De gemeenschappelijke ruimte was aanvankelijk maar een kale boel. Die moest dan ook worden ingericht en dat gebeurde najaar 1993: er kwam een bar, goede verlichting, schilderwerk op de muren, een betere vloer en geluidsisolatie, waardoor de ruimte veel gezelliger werd. Op dit ogenblik (2015) worden er trouwens alweer nieuwe inrichtingsplannen gemaakt.
De gemeenschappelijke tuin is wel een van de grootste successen van de Halve Wereld. Hij wordt met veel plezier onderhouden door de bewoners, die heel goed weten, dat zoiets in de binnenstad van Amsterdam een lot uit de loterij is, ook nu het gedeelte, waarop de Waterleidingpanden zijn herbouwd, er vanaf is gegaan.
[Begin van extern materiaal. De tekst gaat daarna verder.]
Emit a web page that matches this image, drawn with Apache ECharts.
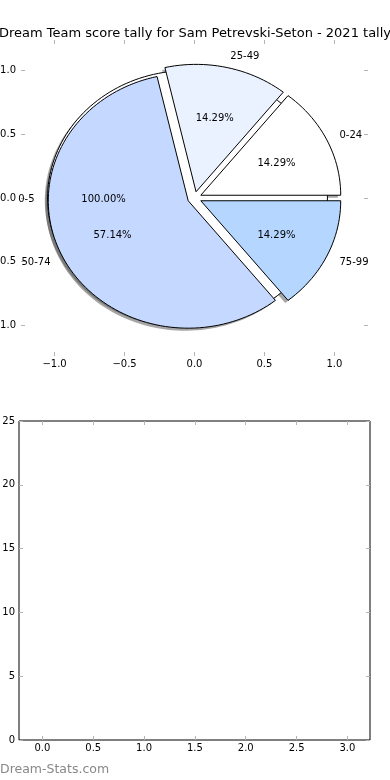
<!DOCTYPE html>
<html><head><meta charset="utf-8">
<script src="https://cdn.jsdelivr.net/npm/echarts@6/dist/echarts.min.js"></script>
<style>html,body{margin:0;padding:0;background:#fff}#c{width:390px;height:780px}</style>
</head><body><div id="c"></div>
<script>
// ---- data ----
const titleText = 'Dream Team score tally for Sam Petrevski-Seton - 2021 tally';
const sliceLabels = ['0-24', '25-49', '50-74', '75-99'];
const sliceValues = [1, 1, 4, 1];
const sliceExplode = [0.05, 0.05, 0.05, 0.05];
const bgLabels = ['0-5'];
const bgValues = [1];
const bgExplode = [0.05];
const pieTicks = [-1.0, -0.5, 0.0, 0.5, 1.0];
const barXTicks = [0.0, 0.5, 1.0, 1.5, 2.0, 2.5, 3.0];
const barYTicks = [0, 5, 10, 15, 20, 25];
const watermark = 'Dream-Stats.com';

// ---- styles ----
const sliceColors = ['#ffffff', '#eaf2ff', '#c5d8ff', '#b4d6ff'];
const bgColors = ['#ffffff'];
const FONT = 'DejaVu Sans';
const tickGrey = '#b4b4b4';

function fmt(v) { return v.toFixed(1).replace('-', '\u2212'); }

function buildWedges(values, explode) {
  const total = values.reduce((a, b) => a + b, 0);
  let acc = 0;
  return values.map((v, i) => {
    const a0 = acc / total * 360;
    acc += v;
    const a1 = acc / total * 360;
    const mid = (a0 + a1) / 2 * Math.PI / 180;
    return { a0, a1, cx: explode[i] * Math.cos(mid), cy: explode[i] * Math.sin(mid),
             mid, pct: v / total * 100 };
  });
}
const sliceW = buildWedges(sliceValues, sliceExplode);
const bgW = buildWedges(bgValues, bgExplode);

function wedgePoints(api, w, dx, dy) {
  const pts = [];
  const full = (w.a1 - w.a0) >= 359.999;
  if (!full) pts.push(api.coord([w.cx + dx, w.cy + dy]));
  const n = Math.max(8, Math.ceil((w.a1 - w.a0) / 2));
  for (let k = 0; k <= n; k++) {
    const a = (w.a0 + (w.a1 - w.a0) * k / n) * Math.PI / 180;
    pts.push(api.coord([w.cx + dx + Math.cos(a), w.cy + dy + Math.sin(a)]));
  }
  return pts;
}

function wedgeSeries(wedges, colors, shadow, z) {
  return {
    type: 'custom', coordinateSystem: 'cartesian2d', xAxisIndex: 0, yAxisIndex: 0,
    z: z, silent: true, clip: false,
    data: wedges.map(() => [0, 0]),
    renderItem: function (params, api) {
      const w = wedges[params.dataIndex];
      if (shadow) {
        return { type: 'polygon', shape: { points: wedgePoints(api, w, -0.02, -0.02) },
                 style: { fill: 'rgba(77,77,77,0.5)', stroke: 'none' } };
      }
      return { type: 'polygon', shape: { points: wedgePoints(api, w, 0, 0) },
               style: { fill: colors[params.dataIndex], stroke: '#000', lineWidth: 1 } };
    }
  };
}

function labelSeries(wedges, labels, z) {
  return {
    type: 'custom', coordinateSystem: 'cartesian2d', xAxisIndex: 0, yAxisIndex: 0,
    z: z, silent: true, clip: false,
    data: wedges.map(() => [0, 0]),
    renderItem: function (params, api) {
      const w = wedges[params.dataIndex];
      const c = Math.cos(w.mid), s = Math.sin(w.mid);
      const lp = api.coord([w.cx + 1.1 * c, w.cy + 1.1 * s]);
      const pp = api.coord([w.cx + 0.6 * c, w.cy + 0.6 * s]);
      const lx = w.cx + 1.1 * c;
      return { type: 'group', children: [
        { type: 'text', x: lp[0] + (lx > 0 ? 0 : 1), y: lp[1] + 1,
          style: { text: labels[params.dataIndex], fill: '#000', font: '10px "' + FONT + '"',
                   align: lx > 0 ? 'left' : 'right', verticalAlign: 'middle' } },
        { type: 'text', x: pp[0], y: pp[1] + 1.5,
          style: { text: w.pct.toFixed(2) + '%', fill: '#000', font: '10px "' + FONT + '"',
                   align: 'center', verticalAlign: 'middle' } }
      ] };
    }
  };
}

function mkAxis(gridIndex, pos, min, max, ticks, showLabel, fmtFn, margin) {
  return {
    type: 'value', gridIndex: gridIndex, position: pos, min: min, max: max,
    axisLine: { show: false, onZero: false }, splitLine: { show: false },
    axisTick: { show: true, inside: true, length: 4, customValues: ticks, lineStyle: { color: tickGrey, width: 1 } },
    axisLabel: { show: showLabel, customValues: ticks, formatter: fmtFn, margin: margin,
                 color: '#000', fontFamily: FONT, fontSize: 10 }
  };
}

const chart = echarts.init(document.getElementById('c'), null, { renderer: 'canvas' });
chart.setOption({
  animation: false,
  backgroundColor: '#fff',
  title: { text: titleText, left: 'center', top: 22,
           textStyle: { fontFamily: FONT, fontSize: 13, fontWeight: 'normal', color: '#000' } },
  graphic: [{ type: 'text', left: 0, top: 763,
              style: { text: watermark, fill: '#888', font: '12.5px "' + FONT + '"' } }],
  grid: [
    { left: 21, top: 40, width: 347, height: 316, show: false, containLabel: false, outerBoundsMode: 'none' },
    { left: 19, top: 421, width: 351, height: 319, show: true, borderColor: '#000', borderWidth: 1,
      backgroundColor: 'transparent', containLabel: false, outerBoundsMode: 'none' }
  ],
  xAxis: [
    mkAxis(0, 'bottom', -1.24, 1.24, pieTicks, true, v => fmt(v), 3),
    mkAxis(0, 'top', -1.24, 1.24, pieTicks, false, v => fmt(v), 3),
    mkAxis(1, 'bottom', -0.23, 3.222, barXTicks, true, v => fmt(v), 3),
    mkAxis(1, 'top', -0.23, 3.222, barXTicks, false, v => fmt(v), 3)
  ],
  yAxis: [
    mkAxis(0, 'left', -1.24, 1.24, pieTicks, true, v => fmt(v), 5),
    mkAxis(0, 'right', -1.24, 1.24, pieTicks, false, v => fmt(v), 5),
    mkAxis(1, 'left', 0, 25, barYTicks, true, v => String(v), 4),
    mkAxis(1, 'right', 0, 25, barYTicks, false, v => String(v), 4)
  ],
  series: [
    wedgeSeries(bgW, bgColors, true, 1),
    wedgeSeries(sliceW, sliceColors, true, 2),
    wedgeSeries(bgW, bgColors, false, 3),
    wedgeSeries(sliceW, sliceColors, false, 4),
    labelSeries(bgW, bgLabels, 5),
    labelSeries(sliceW, sliceLabels, 6)
  ]
});
</script></body></html>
In de jaren 90 veranderde de wereld van de volkshuisvesting ingrijpend: de woningbouwcorporaties hielden ermee op uitvoerders van regels uit Den Haag te zijn en kwamen op eigen financiële benen te staan. Daardoor werd ook het Woningbedrijf losgemaakt van de gemeente Amsterdam. Het in 1984 gesloten contract was daarom verouderd en sloot niet meer aan bij de nieuwe situatie, het moest worden vervangen. Dat is gebeurd door middel van een op 7 maart 2003 afgesloten aanvullend protocol, waarin afspraken voor de nieuwe situatie zijn vastgelegd.
De Halve Wereld is nu dertig jaar oud en het is duidelijk dat de bewoners er nog lang niet genoeg van hebben. Het is geen saaie slaapstad en dat zal het ook nooit worden: alleen al de plaats, midden in Amsterdam, zorgt daarvoor. Er zijn alle voordelen van de grote stad en toch is het ook heel rustig wonen. Wel is het jammer, dat de Halve Wereld niet wat meer is nagevolgd, want zelfbeheer is heel leerzaam: het wordt je niet op een presenteerblaadje aangeboden. Je moet er wat voor doen. Maar dan is het ook de moeite waard resultaten te zien van de inspanningen: de Halve Wereld moet daarom nog maar lang in stand worden gehouden.